-- begin --

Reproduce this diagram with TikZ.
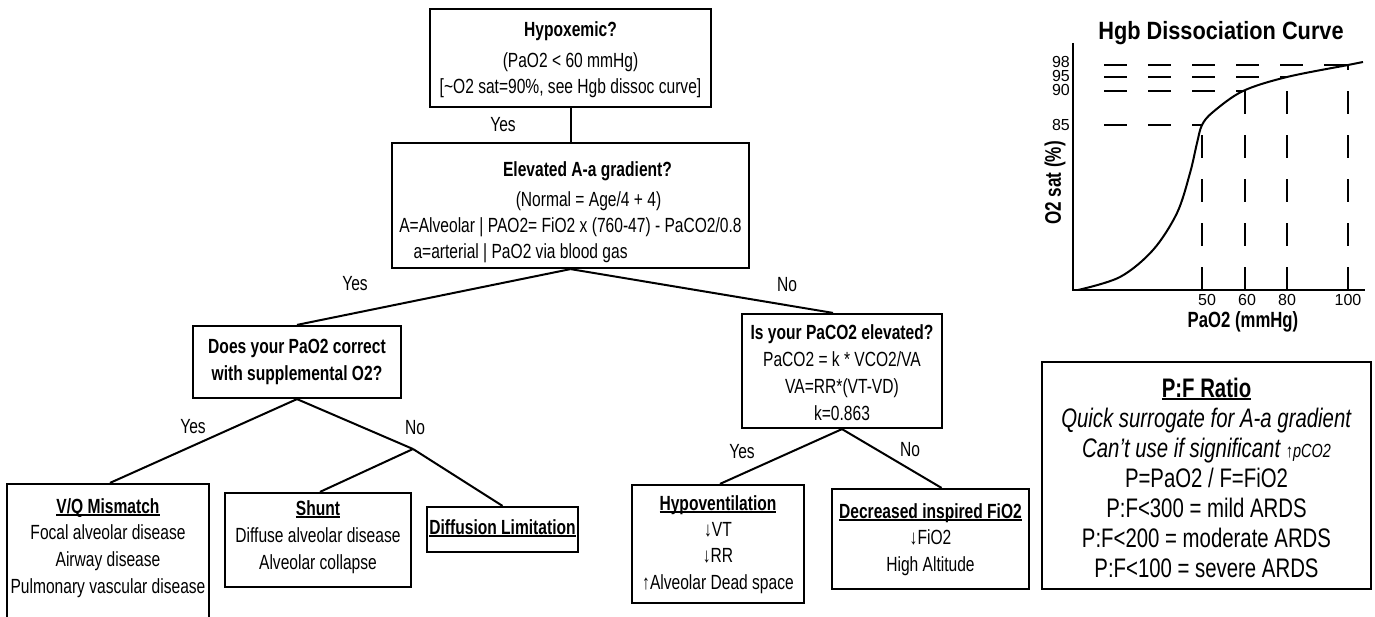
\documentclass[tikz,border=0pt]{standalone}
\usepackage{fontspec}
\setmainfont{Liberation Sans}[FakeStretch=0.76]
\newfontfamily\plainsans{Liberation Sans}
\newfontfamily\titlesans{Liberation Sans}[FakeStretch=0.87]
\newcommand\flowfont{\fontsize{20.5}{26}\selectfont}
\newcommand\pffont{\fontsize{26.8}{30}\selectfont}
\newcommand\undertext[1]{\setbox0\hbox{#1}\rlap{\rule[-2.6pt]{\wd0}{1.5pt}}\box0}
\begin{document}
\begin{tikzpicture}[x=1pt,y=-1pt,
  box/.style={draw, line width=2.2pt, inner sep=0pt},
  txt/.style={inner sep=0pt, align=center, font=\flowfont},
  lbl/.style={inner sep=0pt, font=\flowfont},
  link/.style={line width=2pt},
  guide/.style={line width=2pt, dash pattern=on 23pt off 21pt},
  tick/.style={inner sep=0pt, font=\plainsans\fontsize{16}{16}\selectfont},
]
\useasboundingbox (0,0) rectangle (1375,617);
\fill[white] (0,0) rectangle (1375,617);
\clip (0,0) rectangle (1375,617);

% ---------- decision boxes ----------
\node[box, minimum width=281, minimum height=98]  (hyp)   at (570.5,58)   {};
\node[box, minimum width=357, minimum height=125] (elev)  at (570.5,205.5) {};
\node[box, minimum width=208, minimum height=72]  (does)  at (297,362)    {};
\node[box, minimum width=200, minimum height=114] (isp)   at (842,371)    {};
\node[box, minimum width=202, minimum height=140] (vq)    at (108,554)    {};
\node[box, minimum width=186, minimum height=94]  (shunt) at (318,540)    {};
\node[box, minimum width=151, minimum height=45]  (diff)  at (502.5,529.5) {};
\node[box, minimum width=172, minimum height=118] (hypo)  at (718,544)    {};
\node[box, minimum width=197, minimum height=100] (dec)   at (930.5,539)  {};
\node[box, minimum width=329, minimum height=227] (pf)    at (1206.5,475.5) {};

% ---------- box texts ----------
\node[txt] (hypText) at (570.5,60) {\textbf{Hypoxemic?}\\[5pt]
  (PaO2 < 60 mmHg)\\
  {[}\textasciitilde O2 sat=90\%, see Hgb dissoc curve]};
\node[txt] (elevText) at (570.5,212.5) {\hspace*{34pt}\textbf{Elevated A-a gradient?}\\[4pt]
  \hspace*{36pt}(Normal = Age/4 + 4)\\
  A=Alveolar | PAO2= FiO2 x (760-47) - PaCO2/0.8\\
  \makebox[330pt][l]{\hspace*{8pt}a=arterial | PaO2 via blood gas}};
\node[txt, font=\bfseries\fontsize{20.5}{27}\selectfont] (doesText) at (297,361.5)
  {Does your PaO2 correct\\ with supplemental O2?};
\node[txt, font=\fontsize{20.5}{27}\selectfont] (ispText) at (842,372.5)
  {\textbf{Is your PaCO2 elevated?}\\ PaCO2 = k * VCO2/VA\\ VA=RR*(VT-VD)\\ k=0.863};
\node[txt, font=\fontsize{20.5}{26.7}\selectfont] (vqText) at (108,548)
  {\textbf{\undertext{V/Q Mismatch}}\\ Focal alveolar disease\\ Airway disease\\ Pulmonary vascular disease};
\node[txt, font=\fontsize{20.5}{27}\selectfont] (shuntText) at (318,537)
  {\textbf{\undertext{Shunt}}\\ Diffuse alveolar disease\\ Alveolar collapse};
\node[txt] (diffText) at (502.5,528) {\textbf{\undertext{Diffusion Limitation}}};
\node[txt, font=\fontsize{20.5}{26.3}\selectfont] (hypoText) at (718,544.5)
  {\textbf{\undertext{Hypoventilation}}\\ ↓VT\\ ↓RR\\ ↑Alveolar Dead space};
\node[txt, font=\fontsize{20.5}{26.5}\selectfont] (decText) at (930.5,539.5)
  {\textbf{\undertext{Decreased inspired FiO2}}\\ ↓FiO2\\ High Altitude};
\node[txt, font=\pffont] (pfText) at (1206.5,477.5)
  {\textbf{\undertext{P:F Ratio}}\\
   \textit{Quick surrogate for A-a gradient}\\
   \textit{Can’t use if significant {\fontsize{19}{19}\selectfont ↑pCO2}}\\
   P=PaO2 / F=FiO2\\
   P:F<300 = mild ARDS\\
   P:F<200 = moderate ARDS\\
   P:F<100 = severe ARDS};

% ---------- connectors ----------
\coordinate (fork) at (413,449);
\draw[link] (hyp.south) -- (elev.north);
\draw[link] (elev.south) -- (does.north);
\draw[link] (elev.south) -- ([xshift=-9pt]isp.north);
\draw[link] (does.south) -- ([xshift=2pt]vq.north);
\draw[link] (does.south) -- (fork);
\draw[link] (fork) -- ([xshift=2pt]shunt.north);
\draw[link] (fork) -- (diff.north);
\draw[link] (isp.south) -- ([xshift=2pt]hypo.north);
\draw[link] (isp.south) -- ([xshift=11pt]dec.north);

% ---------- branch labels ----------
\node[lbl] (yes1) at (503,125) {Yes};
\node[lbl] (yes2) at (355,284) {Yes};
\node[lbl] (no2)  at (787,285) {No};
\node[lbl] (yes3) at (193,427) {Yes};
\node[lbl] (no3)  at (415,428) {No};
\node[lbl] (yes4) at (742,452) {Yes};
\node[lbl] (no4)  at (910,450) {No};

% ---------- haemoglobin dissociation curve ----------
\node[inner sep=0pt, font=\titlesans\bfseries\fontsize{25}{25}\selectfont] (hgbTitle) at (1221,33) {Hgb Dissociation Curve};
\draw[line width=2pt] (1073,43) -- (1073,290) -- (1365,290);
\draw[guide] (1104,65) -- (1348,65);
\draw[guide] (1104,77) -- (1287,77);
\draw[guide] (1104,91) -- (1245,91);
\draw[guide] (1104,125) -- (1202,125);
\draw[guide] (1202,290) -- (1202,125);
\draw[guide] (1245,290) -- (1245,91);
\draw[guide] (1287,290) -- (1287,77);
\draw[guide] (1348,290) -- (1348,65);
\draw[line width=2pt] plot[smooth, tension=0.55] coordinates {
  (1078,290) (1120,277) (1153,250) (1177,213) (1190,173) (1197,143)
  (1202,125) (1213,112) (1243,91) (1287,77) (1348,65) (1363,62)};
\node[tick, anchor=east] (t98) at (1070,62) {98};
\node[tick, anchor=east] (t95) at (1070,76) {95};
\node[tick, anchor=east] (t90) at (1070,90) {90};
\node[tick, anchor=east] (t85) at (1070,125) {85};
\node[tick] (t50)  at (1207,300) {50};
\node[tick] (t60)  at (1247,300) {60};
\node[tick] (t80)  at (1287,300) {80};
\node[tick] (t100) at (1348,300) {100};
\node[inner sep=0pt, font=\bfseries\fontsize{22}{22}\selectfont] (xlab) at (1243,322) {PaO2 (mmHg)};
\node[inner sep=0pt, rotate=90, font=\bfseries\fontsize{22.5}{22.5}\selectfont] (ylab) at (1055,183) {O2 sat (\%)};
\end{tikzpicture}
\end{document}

-- end --

Set exercise: In the copy, include no pictures; restate the listing above exactly.

Result:
Reproduce this diagram with TikZ.
\documentclass[tikz,border=0pt]{standalone}
\usepackage{fontspec}
\setmainfont{Liberation Sans}[FakeStretch=0.76]
\newfontfamily\plainsans{Liberation Sans}
\newfontfamily\titlesans{Liberation Sans}[FakeStretch=0.87]
\newcommand\flowfont{\fontsize{20.5}{26}\selectfont}
\newcommand\pffont{\fontsize{26.8}{30}\selectfont}
\newcommand\undertext[1]{\setbox0\hbox{#1}\rlap{\rule[-2.6pt]{\wd0}{1.5pt}}\box0}
\begin{document}
\begin{tikzpicture}[x=1pt,y=-1pt,
  box/.style={draw, line width=2.2pt, inner sep=0pt},
  txt/.style={inner sep=0pt, align=center, font=\flowfont},
  lbl/.style={inner sep=0pt, font=\flowfont},
  link/.style={line width=2pt},
  guide/.style={line width=2pt, dash pattern=on 23pt off 21pt},
  tick/.style={inner sep=0pt, font=\plainsans\fontsize{16}{16}\selectfont},
]
\useasboundingbox (0,0) rectangle (1375,617);
\fill[white] (0,0) rectangle (1375,617);
\clip (0,0) rectangle (1375,617);

% ---------- decision boxes ----------
\node[box, minimum width=281, minimum height=98]  (hyp)   at (570.5,58)   {};
\node[box, minimum width=357, minimum height=125] (elev)  at (570.5,205.5) {};
\node[box, minimum width=208, minimum height=72]  (does)  at (297,362)    {};
\node[box, minimum width=200, minimum height=114] (isp)   at (842,371)    {};
\node[box, minimum width=202, minimum height=140] (vq)    at (108,554)    {};
\node[box, minimum width=186, minimum height=94]  (shunt) at (318,540)    {};
\node[box, minimum width=151, minimum height=45]  (diff)  at (502.5,529.5) {};
\node[box, minimum width=172, minimum height=118] (hypo)  at (718,544)    {};
\node[box, minimum width=197, minimum height=100] (dec)   at (930.5,539)  {};
\node[box, minimum width=329, minimum height=227] (pf)    at (1206.5,475.5) {};

% ---------- box texts ----------
\node[txt] (hypText) at (570.5,60) {\textbf{Hypoxemic?}\\[5pt]
  (PaO2 < 60 mmHg)\\
  {[}\textasciitilde O2 sat=90\%, see Hgb dissoc curve]};
\node[txt] (elevText) at (570.5,212.5) {\hspace*{34pt}\textbf{Elevated A-a gradient?}\\[4pt]
  \hspace*{36pt}(Normal = Age/4 + 4)\\
  A=Alveolar | PAO2= FiO2 x (760-47) - PaCO2/0.8\\
  \makebox[330pt][l]{\hspace*{8pt}a=arterial | PaO2 via blood gas}};
\node[txt, font=\bfseries\fontsize{20.5}{27}\selectfont] (doesText) at (297,361.5)
  {Does your PaO2 correct\\ with supplemental O2?};
\node[txt, font=\fontsize{20.5}{27}\selectfont] (ispText) at (842,372.5)
  {\textbf{Is your PaCO2 elevated?}\\ PaCO2 = k * VCO2/VA\\ VA=RR*(VT-VD)\\ k=0.863};
\node[txt, font=\fontsize{20.5}{26.7}\selectfont] (vqText) at (108,548)
  {\textbf{\undertext{V/Q Mismatch}}\\ Focal alveolar disease\\ Airway disease\\ Pulmonary vascular disease};
\node[txt, font=\fontsize{20.5}{27}\selectfont] (shuntText) at (318,537)
  {\textbf{\undertext{Shunt}}\\ Diffuse alveolar disease\\ Alveolar collapse};
\node[txt] (diffText) at (502.5,528) {\textbf{\undertext{Diffusion Limitation}}};
\node[txt, font=\fontsize{20.5}{26.3}\selectfont] (hypoText) at (718,544.5)
  {\textbf{\undertext{Hypoventilation}}\\ ↓VT\\ ↓RR\\ ↑Alveolar Dead space};
\node[txt, font=\fontsize{20.5}{26.5}\selectfont] (decText) at (930.5,539.5)
  {\textbf{\undertext{Decreased inspired FiO2}}\\ ↓FiO2\\ High Altitude};
\node[txt, font=\pffont] (pfText) at (1206.5,477.5)
  {\textbf{\undertext{P:F Ratio}}\\
   \textit{Quick surrogate for A-a gradient}\\
   \textit{Can’t use if significant {\fontsize{19}{19}\selectfont ↑pCO2}}\\
   P=PaO2 / F=FiO2\\
   P:F<300 = mild ARDS\\
   P:F<200 = moderate ARDS\\
   P:F<100 = severe ARDS};

% ---------- connectors ----------
\coordinate (fork) at (413,449);
\draw[link] (hyp.south) -- (elev.north);
\draw[link] (elev.south) -- (does.north);
\draw[link] (elev.south) -- ([xshift=-9pt]isp.north);
\draw[link] (does.south) -- ([xshift=2pt]vq.north);
\draw[link] (does.south) -- (fork);
\draw[link] (fork) -- ([xshift=2pt]shunt.north);
\draw[link] (fork) -- (diff.north);
\draw[link] (isp.south) -- ([xshift=2pt]hypo.north);
\draw[link] (isp.south) -- ([xshift=11pt]dec.north);

% ---------- branch labels ----------
\node[lbl] (yes1) at (503,125) {Yes};
\node[lbl] (yes2) at (355,284) {Yes};
\node[lbl] (no2)  at (787,285) {No};
\node[lbl] (yes3) at (193,427) {Yes};
\node[lbl] (no3)  at (415,428) {No};
\node[lbl] (yes4) at (742,452) {Yes};
\node[lbl] (no4)  at (910,450) {No};

% ---------- haemoglobin dissociation curve ----------
\node[inner sep=0pt, font=\titlesans\bfseries\fontsize{25}{25}\selectfont] (hgbTitle) at (1221,33) {Hgb Dissociation Curve};
\draw[line width=2pt] (1073,43) -- (1073,290) -- (1365,290);
\draw[guide] (1104,65) -- (1348,65);
\draw[guide] (1104,77) -- (1287,77);
\draw[guide] (1104,91) -- (1245,91);
\draw[guide] (1104,125) -- (1202,125);
\draw[guide] (1202,290) -- (1202,125);
\draw[guide] (1245,290) -- (1245,91);
\draw[guide] (1287,290) -- (1287,77);
\draw[guide] (1348,290) -- (1348,65);
\draw[line width=2pt] plot[smooth, tension=0.55] coordinates {
  (1078,290) (1120,277) (1153,250) (1177,213) (1190,173) (1197,143)
  (1202,125) (1213,112) (1243,91) (1287,77) (1348,65) (1363,62)};
\node[tick, anchor=east] (t98) at (1070,62) {98};
\node[tick, anchor=east] (t95) at (1070,76) {95};
\node[tick, anchor=east] (t90) at (1070,90) {90};
\node[tick, anchor=east] (t85) at (1070,125) {85};
\node[tick] (t50)  at (1207,300) {50};
\node[tick] (t60)  at (1247,300) {60};
\node[tick] (t80)  at (1287,300) {80};
\node[tick] (t100) at (1348,300) {100};
\node[inner sep=0pt, font=\bfseries\fontsize{22}{22}\selectfont] (xlab) at (1243,322) {PaO2 (mmHg)};
\node[inner sep=0pt, rotate=90, font=\bfseries\fontsize{22.5}{22.5}\selectfont] (ylab) at (1055,183) {O2 sat (\%)};
\end{tikzpicture}
\end{document}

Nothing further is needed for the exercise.